* WHAT IS ASKED: Below are records. Count every line containing the word "that" and give the number alone.

* EXTRACTED RECORDS:
+---+
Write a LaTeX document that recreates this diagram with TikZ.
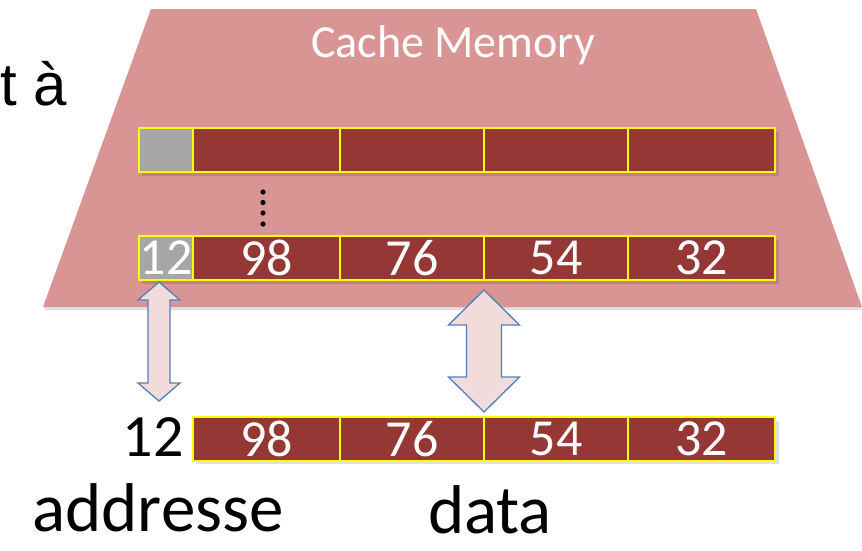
+---+
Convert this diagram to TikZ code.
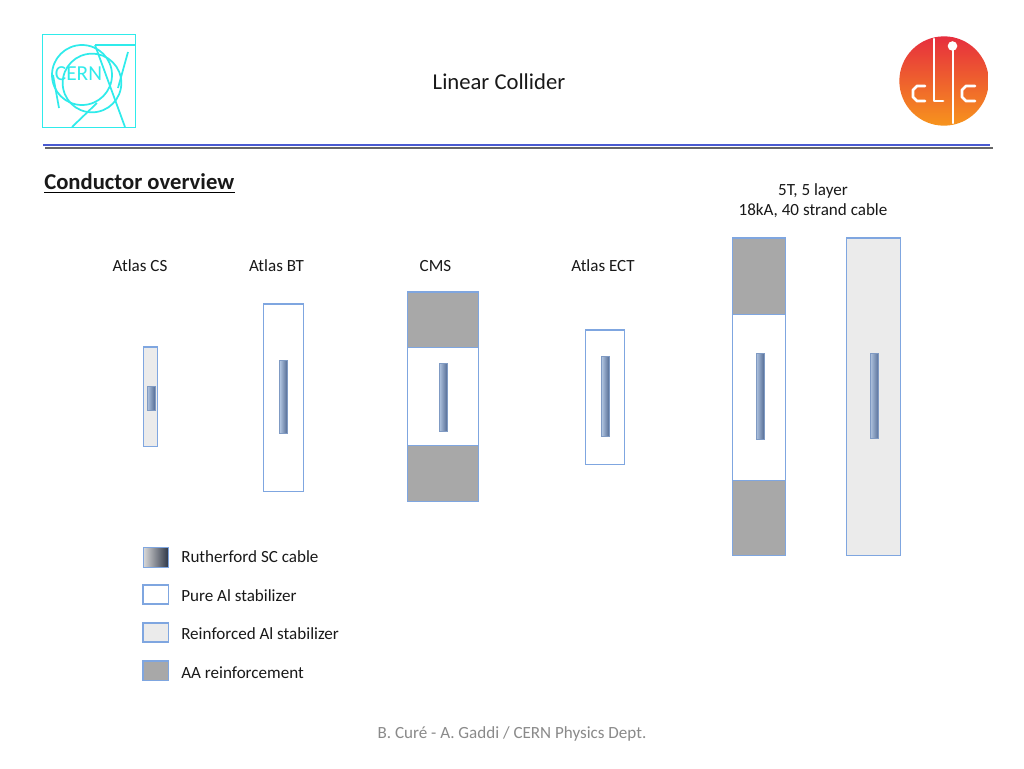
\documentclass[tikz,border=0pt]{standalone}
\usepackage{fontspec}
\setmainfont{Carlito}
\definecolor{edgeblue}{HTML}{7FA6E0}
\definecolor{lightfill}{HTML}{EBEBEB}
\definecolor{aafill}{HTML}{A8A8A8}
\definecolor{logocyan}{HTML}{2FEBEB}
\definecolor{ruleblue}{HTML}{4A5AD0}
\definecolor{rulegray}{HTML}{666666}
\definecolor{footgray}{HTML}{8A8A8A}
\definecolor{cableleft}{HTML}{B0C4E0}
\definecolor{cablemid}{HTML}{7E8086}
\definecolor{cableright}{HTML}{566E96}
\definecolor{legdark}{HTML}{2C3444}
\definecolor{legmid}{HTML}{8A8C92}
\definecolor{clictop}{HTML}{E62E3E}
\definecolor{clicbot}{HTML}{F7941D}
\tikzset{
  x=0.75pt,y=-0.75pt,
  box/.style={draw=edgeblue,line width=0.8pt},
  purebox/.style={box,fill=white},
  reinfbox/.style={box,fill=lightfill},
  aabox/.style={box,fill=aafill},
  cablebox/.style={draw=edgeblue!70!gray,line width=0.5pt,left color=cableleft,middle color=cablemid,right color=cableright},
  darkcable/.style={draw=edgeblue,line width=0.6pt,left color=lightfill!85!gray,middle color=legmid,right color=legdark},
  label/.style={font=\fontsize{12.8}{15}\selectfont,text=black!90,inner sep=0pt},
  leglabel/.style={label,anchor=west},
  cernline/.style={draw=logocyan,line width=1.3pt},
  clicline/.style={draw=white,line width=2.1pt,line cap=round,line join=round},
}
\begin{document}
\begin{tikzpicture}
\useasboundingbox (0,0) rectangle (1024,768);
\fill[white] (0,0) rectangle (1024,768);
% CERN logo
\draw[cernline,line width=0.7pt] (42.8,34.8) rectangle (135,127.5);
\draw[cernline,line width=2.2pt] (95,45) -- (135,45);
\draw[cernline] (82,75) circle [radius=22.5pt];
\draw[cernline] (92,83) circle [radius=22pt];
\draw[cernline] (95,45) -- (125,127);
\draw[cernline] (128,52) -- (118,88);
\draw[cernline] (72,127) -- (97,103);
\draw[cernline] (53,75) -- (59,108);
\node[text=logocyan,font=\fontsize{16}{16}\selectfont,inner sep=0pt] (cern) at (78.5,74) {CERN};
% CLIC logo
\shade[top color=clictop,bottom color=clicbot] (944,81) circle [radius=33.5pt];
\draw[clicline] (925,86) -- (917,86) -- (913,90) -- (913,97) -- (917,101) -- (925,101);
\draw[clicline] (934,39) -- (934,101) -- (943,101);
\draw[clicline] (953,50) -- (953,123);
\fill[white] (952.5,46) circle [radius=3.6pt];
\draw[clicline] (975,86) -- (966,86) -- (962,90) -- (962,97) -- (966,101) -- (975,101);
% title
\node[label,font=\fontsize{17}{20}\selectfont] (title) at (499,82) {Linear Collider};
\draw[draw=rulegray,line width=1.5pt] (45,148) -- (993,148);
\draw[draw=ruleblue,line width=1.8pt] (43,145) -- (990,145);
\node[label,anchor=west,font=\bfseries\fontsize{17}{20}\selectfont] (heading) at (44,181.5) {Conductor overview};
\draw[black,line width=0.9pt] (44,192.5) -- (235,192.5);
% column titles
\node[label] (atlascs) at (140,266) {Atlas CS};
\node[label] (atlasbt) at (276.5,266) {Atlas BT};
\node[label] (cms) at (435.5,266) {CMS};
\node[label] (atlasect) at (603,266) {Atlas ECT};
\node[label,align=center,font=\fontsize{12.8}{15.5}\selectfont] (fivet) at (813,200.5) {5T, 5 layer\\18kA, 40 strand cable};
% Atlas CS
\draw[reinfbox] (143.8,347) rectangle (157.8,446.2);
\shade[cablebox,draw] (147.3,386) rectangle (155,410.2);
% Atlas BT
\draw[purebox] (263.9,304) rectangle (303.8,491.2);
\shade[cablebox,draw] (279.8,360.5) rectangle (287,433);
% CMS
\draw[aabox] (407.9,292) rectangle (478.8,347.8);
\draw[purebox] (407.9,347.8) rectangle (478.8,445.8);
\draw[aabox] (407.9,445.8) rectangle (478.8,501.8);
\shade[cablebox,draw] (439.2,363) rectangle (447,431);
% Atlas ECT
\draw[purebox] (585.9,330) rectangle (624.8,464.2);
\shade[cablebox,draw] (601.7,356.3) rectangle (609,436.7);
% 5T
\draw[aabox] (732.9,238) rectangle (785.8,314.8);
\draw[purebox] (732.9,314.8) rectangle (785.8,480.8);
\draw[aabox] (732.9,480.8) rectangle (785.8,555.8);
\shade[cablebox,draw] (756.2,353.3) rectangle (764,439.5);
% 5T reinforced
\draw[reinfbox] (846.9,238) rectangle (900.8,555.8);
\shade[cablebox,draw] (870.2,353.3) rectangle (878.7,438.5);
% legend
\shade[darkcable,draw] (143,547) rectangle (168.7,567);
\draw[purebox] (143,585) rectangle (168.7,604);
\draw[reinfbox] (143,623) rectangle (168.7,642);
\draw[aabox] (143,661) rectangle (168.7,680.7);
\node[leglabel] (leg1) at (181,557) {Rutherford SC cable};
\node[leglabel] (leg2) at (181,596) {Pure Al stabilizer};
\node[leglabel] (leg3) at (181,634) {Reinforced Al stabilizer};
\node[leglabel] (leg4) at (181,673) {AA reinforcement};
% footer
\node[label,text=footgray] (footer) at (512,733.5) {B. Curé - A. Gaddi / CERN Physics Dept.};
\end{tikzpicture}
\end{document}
+---+
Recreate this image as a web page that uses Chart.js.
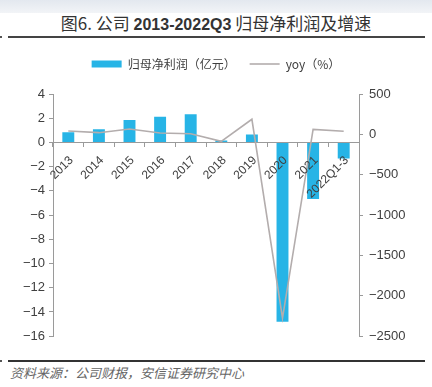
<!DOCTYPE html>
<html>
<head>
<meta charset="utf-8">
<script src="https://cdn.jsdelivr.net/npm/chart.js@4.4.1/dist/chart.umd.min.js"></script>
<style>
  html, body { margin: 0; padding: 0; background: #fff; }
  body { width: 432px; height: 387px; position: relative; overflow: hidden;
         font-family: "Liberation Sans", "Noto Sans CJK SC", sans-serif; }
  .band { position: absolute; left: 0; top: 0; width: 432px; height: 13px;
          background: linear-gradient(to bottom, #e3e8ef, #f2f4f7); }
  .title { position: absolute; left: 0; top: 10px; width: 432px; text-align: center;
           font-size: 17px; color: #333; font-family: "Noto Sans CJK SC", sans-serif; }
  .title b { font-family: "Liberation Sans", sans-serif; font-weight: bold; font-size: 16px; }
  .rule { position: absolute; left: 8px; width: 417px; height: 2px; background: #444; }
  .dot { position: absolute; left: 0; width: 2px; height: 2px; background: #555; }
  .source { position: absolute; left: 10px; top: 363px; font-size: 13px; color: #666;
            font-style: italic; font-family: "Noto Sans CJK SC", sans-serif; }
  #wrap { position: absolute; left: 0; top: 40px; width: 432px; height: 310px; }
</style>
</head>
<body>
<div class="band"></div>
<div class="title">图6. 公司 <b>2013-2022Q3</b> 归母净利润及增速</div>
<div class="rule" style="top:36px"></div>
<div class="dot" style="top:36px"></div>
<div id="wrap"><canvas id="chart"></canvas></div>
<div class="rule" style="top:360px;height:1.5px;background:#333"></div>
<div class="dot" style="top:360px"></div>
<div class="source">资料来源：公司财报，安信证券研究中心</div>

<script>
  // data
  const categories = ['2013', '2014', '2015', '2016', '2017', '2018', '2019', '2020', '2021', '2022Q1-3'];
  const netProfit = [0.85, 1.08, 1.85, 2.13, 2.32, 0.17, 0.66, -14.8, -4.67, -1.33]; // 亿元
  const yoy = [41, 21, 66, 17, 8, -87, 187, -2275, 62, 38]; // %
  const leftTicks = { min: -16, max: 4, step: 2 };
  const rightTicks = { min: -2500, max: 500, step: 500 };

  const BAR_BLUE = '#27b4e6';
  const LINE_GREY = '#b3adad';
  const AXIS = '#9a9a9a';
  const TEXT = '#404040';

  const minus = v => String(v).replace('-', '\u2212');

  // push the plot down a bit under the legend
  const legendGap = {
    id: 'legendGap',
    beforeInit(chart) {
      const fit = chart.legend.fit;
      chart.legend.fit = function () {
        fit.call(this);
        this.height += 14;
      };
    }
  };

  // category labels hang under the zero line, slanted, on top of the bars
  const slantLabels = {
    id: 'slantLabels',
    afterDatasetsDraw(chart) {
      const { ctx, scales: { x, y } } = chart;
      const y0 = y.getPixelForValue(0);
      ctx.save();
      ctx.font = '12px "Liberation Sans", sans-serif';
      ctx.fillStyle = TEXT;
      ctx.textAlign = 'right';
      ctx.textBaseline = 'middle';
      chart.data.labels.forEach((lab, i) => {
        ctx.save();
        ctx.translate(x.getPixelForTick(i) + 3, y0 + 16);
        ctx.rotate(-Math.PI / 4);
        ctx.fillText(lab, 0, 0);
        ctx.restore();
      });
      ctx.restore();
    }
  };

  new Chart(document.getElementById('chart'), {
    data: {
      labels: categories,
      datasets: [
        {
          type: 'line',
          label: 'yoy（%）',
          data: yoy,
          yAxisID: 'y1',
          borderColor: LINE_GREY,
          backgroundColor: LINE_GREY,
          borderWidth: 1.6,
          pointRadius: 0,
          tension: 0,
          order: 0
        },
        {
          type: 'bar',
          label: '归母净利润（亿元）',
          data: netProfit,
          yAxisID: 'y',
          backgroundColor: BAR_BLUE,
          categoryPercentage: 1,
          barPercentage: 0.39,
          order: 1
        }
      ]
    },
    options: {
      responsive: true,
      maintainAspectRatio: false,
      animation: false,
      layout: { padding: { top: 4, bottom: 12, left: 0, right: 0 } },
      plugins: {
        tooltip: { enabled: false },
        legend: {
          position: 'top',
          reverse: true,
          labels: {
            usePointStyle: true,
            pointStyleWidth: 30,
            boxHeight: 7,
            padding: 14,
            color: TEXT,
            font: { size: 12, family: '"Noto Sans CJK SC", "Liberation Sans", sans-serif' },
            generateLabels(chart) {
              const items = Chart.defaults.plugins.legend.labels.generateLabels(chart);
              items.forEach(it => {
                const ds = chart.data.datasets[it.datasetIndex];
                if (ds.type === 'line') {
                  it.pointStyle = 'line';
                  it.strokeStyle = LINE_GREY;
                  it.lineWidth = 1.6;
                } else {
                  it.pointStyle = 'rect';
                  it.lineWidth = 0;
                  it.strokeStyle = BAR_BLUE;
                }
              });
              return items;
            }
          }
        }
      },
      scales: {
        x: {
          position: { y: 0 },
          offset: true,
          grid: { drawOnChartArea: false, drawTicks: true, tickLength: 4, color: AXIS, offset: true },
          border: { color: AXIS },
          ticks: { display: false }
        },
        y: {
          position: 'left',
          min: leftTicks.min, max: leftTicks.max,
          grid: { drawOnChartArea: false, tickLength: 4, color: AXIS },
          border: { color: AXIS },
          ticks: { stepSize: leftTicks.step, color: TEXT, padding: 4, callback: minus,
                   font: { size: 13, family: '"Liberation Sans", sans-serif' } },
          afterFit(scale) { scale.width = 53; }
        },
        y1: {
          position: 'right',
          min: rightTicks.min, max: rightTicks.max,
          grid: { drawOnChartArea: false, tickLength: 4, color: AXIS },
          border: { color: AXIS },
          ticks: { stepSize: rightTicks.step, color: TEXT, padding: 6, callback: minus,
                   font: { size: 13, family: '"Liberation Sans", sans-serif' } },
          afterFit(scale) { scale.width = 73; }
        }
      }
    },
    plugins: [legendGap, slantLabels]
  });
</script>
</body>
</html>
+---+
* ANSWER TO THIS PROBLEM: 2